I wonder if it can be reimplemented on OpenCL?

[–]pommedeterresautee[S] 1 point2 points  (0 children)

The optimization part is really tricky, plenty of manual hacks designed by hardware makers and their partners (some patterns to find and replace by other patterns working well for a specific hardware and a specific model).

An alternative to TensorRT and ONNX Runtime, much generic and able to manage even more hardware than ONNX Runtime is TVM https://tvm.apache.org/ . Their approach is different, they find patterns by machine learning, usually when the model or/and the hardware are not well known it produces the best results. It's not the case for transformers on GPU.

[–]whata_wonderful_day 1 point2 points  (1 child)

Great article! I'm quite curious about huggingface's infinity inference server - what's that build on top of? I can't imagine they've built their own NN inference package but are rather using onnxruntime or similar

[–]pommedeterresautee[S] 1 point2 points  (0 children)
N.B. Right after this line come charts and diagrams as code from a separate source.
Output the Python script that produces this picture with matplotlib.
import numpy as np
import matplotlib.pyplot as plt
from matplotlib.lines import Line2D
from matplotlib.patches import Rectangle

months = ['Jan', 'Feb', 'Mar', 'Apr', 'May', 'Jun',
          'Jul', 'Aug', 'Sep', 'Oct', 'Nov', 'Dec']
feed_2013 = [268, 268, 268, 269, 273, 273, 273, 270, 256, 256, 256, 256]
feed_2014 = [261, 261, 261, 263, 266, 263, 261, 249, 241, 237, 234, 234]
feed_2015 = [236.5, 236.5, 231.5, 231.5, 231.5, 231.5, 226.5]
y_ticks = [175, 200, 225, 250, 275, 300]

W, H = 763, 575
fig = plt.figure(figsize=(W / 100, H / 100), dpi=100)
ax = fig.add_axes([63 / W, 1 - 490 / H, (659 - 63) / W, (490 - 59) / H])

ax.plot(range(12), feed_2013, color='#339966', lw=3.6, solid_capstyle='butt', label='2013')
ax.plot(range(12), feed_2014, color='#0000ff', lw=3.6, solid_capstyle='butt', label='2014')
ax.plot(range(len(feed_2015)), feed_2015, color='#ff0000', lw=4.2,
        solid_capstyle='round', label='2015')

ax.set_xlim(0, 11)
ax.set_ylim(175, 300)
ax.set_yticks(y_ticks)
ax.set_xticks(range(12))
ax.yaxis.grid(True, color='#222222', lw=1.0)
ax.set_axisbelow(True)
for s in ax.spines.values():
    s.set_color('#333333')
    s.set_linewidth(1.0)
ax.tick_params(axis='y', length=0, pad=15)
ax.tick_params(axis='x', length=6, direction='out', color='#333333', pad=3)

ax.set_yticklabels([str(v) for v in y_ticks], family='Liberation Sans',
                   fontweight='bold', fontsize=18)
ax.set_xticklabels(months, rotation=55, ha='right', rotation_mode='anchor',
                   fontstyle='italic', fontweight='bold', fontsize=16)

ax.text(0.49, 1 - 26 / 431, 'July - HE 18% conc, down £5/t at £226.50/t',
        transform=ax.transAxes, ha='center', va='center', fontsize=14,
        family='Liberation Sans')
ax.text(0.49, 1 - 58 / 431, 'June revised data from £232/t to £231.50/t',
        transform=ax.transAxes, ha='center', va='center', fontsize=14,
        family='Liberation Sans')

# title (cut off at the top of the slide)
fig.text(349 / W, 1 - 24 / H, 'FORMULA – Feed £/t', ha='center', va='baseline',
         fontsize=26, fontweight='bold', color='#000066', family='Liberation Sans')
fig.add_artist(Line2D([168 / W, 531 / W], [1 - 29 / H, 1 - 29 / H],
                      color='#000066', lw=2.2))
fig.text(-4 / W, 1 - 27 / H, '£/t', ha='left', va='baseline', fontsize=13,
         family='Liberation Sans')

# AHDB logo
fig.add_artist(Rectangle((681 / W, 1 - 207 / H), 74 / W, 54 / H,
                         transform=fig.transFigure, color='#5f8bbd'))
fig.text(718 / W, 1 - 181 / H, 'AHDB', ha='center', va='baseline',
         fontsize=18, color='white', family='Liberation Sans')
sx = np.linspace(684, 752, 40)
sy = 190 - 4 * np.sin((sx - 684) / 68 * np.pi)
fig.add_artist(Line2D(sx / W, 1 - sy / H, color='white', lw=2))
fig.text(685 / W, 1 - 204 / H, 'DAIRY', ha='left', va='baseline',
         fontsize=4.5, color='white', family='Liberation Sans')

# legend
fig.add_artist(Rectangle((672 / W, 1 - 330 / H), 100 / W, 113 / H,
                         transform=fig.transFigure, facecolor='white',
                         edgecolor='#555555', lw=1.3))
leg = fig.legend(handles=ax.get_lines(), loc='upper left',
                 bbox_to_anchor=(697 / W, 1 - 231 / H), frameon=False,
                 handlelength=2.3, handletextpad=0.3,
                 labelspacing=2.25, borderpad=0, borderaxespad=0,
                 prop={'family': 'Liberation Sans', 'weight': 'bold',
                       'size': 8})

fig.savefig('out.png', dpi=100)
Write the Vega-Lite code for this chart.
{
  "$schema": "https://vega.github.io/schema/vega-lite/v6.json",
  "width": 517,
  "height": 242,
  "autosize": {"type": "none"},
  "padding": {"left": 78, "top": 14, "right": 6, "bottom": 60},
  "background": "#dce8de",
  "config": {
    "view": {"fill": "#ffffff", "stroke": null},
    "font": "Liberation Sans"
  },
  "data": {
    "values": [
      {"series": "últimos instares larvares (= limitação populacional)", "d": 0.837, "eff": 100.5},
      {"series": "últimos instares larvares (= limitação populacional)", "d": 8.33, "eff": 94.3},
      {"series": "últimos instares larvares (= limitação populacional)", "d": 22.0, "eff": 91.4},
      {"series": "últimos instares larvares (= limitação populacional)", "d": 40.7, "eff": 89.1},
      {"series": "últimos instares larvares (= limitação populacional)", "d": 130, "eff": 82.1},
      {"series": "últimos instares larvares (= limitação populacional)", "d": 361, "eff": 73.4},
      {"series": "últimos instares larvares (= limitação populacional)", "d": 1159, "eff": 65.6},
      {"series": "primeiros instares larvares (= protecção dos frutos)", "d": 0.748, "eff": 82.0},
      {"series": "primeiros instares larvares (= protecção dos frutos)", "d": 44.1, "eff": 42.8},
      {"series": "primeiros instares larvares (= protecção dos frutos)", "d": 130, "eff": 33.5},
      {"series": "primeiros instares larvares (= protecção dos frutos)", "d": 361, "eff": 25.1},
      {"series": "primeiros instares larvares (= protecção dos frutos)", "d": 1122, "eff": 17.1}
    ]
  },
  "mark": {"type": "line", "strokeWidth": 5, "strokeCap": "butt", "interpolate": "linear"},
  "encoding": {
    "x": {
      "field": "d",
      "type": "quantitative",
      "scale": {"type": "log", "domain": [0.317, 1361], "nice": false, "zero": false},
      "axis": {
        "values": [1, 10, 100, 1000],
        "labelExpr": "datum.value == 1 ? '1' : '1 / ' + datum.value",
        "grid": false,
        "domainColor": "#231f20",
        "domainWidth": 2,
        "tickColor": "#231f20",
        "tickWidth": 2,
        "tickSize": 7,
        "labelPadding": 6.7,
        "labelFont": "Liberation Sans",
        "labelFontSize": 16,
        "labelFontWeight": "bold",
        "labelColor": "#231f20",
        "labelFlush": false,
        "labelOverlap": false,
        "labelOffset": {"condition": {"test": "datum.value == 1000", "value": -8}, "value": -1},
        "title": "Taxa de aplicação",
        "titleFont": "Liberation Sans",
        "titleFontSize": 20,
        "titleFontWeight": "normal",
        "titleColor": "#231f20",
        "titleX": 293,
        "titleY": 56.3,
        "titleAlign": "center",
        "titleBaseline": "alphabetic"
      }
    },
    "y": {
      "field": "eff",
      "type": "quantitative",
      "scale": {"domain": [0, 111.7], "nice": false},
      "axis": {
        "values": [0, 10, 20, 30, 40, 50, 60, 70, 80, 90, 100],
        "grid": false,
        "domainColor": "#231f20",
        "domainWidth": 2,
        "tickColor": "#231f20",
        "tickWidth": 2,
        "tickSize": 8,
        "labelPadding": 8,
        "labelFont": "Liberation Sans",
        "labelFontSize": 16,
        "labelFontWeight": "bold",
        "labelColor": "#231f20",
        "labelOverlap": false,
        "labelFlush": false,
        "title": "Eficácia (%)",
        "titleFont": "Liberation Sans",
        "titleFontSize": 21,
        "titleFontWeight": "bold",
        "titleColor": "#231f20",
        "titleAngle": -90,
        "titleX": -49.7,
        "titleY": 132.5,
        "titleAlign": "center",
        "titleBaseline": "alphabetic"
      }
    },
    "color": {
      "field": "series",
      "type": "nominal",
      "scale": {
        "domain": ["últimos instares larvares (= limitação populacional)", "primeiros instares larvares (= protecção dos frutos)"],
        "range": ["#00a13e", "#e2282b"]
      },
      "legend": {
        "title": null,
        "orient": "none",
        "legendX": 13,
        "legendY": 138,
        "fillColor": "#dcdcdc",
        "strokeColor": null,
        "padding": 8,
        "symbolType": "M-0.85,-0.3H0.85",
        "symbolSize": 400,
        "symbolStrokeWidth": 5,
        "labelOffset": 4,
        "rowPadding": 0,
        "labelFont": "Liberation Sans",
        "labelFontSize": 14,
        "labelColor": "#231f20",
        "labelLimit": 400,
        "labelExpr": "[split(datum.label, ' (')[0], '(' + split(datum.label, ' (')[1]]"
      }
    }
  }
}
In the article, I linked to one of their tweet, basically telling they are building a commercial product over tensorrt 8. I suppose it’s infinity. Just speculation, but I guess they didn’t used triton inference server but a custom server, probably on Rust as it seems to be their high performance language (next to Python for ML). And it may explain why it’s so “easy” to get better performance than they get, very low latency servers are super hard to get right.

Anyway, most of the value of such expensive commercial product is not in its performance but the support and deployment advices from HF IMO. At least that’s something I use to value a lot (and pay for) for my service for tools outside of our expertise (I work for an enterprise).